Print, word for word, the opening line of the data below and every line after it through the line that contains "const nomes = ['КСНПМ", but not the pictures.

DATA BLOCK:
## Start
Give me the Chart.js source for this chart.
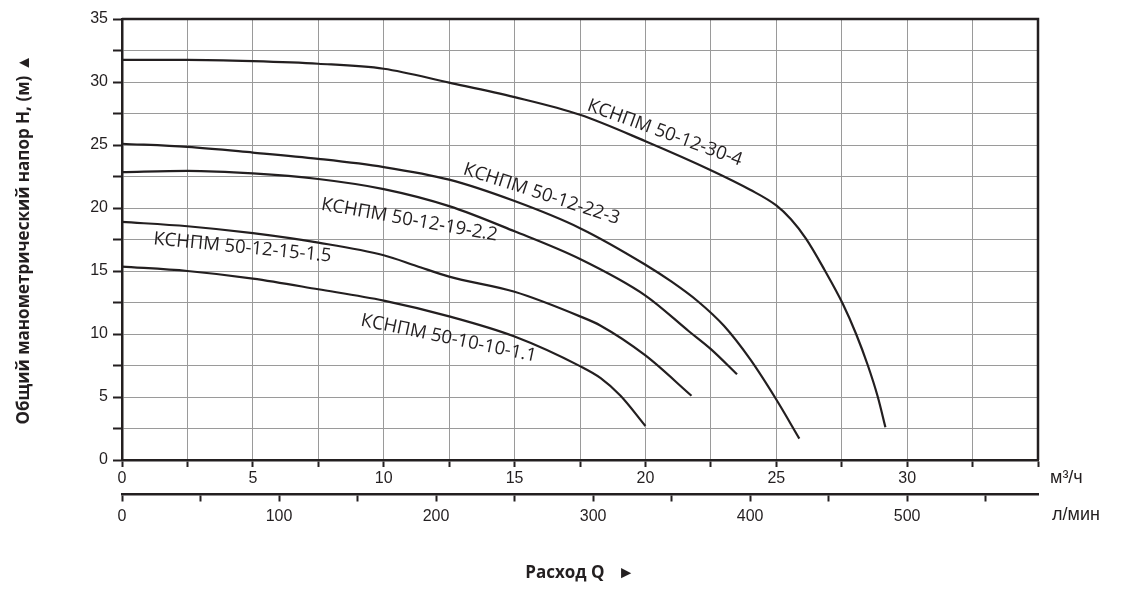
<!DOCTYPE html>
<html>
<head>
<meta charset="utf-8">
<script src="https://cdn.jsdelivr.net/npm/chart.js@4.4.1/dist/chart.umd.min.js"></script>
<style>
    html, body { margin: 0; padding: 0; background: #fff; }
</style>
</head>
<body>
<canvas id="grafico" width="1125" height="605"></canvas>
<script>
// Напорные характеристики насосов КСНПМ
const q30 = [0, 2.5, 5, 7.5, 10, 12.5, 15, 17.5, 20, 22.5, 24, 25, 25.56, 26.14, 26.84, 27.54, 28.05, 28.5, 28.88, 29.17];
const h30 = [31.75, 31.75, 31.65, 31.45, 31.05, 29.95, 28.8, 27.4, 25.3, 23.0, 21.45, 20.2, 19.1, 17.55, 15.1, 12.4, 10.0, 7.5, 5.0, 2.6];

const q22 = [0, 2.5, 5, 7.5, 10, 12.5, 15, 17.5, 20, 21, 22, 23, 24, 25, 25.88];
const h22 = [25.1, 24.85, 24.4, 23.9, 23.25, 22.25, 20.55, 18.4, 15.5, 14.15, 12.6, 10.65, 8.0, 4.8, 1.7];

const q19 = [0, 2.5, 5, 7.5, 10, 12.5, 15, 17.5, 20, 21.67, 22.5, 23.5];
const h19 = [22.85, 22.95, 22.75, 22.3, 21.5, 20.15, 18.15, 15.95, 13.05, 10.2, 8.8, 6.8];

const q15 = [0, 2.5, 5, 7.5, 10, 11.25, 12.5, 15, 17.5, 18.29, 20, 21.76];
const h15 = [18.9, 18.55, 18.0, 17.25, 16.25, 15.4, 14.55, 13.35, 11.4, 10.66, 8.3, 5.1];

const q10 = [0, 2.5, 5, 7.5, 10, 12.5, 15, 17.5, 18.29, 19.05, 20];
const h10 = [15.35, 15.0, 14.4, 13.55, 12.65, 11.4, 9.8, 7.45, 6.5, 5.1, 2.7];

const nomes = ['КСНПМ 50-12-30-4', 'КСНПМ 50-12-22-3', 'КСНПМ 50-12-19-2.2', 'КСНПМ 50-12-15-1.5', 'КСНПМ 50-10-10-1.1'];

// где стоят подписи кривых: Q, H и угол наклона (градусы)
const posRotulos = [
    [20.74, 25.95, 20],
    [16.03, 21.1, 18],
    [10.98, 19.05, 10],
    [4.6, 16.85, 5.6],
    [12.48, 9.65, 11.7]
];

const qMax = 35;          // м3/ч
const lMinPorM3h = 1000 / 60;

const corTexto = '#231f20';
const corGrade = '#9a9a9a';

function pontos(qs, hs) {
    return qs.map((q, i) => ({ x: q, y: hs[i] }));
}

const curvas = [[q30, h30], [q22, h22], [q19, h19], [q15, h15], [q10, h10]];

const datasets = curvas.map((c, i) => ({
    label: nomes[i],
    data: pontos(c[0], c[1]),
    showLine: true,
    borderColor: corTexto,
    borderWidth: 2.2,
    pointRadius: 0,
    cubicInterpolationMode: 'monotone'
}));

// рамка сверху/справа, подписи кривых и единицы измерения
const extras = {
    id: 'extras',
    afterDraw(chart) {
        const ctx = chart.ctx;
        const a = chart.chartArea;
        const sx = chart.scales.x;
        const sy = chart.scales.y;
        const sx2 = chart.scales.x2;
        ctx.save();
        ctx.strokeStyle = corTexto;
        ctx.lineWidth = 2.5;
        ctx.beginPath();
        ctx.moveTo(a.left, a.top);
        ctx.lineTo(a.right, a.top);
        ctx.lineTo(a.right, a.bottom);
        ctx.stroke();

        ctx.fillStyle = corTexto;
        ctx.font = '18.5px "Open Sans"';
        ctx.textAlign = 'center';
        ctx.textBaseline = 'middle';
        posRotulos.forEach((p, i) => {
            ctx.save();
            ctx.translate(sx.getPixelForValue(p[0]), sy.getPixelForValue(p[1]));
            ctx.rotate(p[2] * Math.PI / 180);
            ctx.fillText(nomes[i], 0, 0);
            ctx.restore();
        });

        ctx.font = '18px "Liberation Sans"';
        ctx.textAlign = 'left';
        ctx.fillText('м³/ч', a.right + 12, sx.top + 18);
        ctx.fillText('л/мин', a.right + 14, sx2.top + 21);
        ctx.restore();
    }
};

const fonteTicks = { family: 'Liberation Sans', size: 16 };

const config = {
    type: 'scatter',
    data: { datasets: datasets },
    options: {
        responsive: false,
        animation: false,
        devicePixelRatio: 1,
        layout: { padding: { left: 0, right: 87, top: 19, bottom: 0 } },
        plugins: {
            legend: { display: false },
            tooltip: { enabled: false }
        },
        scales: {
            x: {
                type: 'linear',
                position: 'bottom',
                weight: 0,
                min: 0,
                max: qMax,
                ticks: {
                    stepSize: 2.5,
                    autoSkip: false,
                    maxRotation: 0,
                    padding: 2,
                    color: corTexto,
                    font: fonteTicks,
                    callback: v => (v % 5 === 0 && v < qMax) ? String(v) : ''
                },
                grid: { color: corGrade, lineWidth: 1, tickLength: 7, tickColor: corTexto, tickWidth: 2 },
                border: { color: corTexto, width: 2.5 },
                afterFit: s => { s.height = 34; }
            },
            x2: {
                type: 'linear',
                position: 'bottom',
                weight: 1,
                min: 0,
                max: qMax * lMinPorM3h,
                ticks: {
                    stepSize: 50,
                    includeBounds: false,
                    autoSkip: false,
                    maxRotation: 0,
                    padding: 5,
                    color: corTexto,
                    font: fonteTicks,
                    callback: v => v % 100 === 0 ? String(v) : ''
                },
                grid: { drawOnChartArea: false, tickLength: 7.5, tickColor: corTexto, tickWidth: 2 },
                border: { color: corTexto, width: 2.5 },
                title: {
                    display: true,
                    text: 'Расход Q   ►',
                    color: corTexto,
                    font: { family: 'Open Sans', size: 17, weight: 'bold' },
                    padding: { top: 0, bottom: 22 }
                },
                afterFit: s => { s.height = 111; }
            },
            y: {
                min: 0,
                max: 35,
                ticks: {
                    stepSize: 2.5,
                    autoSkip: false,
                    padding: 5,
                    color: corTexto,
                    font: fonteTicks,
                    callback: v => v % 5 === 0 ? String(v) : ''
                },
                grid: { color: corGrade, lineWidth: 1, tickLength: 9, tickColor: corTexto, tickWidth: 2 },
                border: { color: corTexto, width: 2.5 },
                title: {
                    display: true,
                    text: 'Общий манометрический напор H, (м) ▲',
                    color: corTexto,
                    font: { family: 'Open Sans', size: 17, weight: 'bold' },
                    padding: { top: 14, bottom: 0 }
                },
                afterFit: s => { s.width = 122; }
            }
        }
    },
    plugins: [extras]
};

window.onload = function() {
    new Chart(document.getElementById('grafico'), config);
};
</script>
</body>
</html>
## End
COMPLETE ANSWER:
Give me the Chart.js source for this chart.
<!DOCTYPE html>
<html>
<head>
<meta charset="utf-8">
<script src="https://cdn.jsdelivr.net/npm/chart.js@4.4.1/dist/chart.umd.min.js"></script>
<style>
    html, body { margin: 0; padding: 0; background: #fff; }
</style>
</head>
<body>
<canvas id="grafico" width="1125" height="605"></canvas>
<script>
// Напорные характеристики насосов КСНПМ
const q30 = [0, 2.5, 5, 7.5, 10, 12.5, 15, 17.5, 20, 22.5, 24, 25, 25.56, 26.14, 26.84, 27.54, 28.05, 28.5, 28.88, 29.17];
const h30 = [31.75, 31.75, 31.65, 31.45, 31.05, 29.95, 28.8, 27.4, 25.3, 23.0, 21.45, 20.2, 19.1, 17.55, 15.1, 12.4, 10.0, 7.5, 5.0, 2.6];

const q22 = [0, 2.5, 5, 7.5, 10, 12.5, 15, 17.5, 20, 21, 22, 23, 24, 25, 25.88];
const h22 = [25.1, 24.85, 24.4, 23.9, 23.25, 22.25, 20.55, 18.4, 15.5, 14.15, 12.6, 10.65, 8.0, 4.8, 1.7];

const q19 = [0, 2.5, 5, 7.5, 10, 12.5, 15, 17.5, 20, 21.67, 22.5, 23.5];
const h19 = [22.85, 22.95, 22.75, 22.3, 21.5, 20.15, 18.15, 15.95, 13.05, 10.2, 8.8, 6.8];

const q15 = [0, 2.5, 5, 7.5, 10, 11.25, 12.5, 15, 17.5, 18.29, 20, 21.76];
const h15 = [18.9, 18.55, 18.0, 17.25, 16.25, 15.4, 14.55, 13.35, 11.4, 10.66, 8.3, 5.1];

const q10 = [0, 2.5, 5, 7.5, 10, 12.5, 15, 17.5, 18.29, 19.05, 20];
const h10 = [15.35, 15.0, 14.4, 13.55, 12.65, 11.4, 9.8, 7.45, 6.5, 5.1, 2.7];

const nomes = ['КСНПМ 50-12-30-4', 'КСНПМ 50-12-22-3', 'КСНПМ 50-12-19-2.2', 'КСНПМ 50-12-15-1.5', 'КСНПМ 50-10-10-1.1'];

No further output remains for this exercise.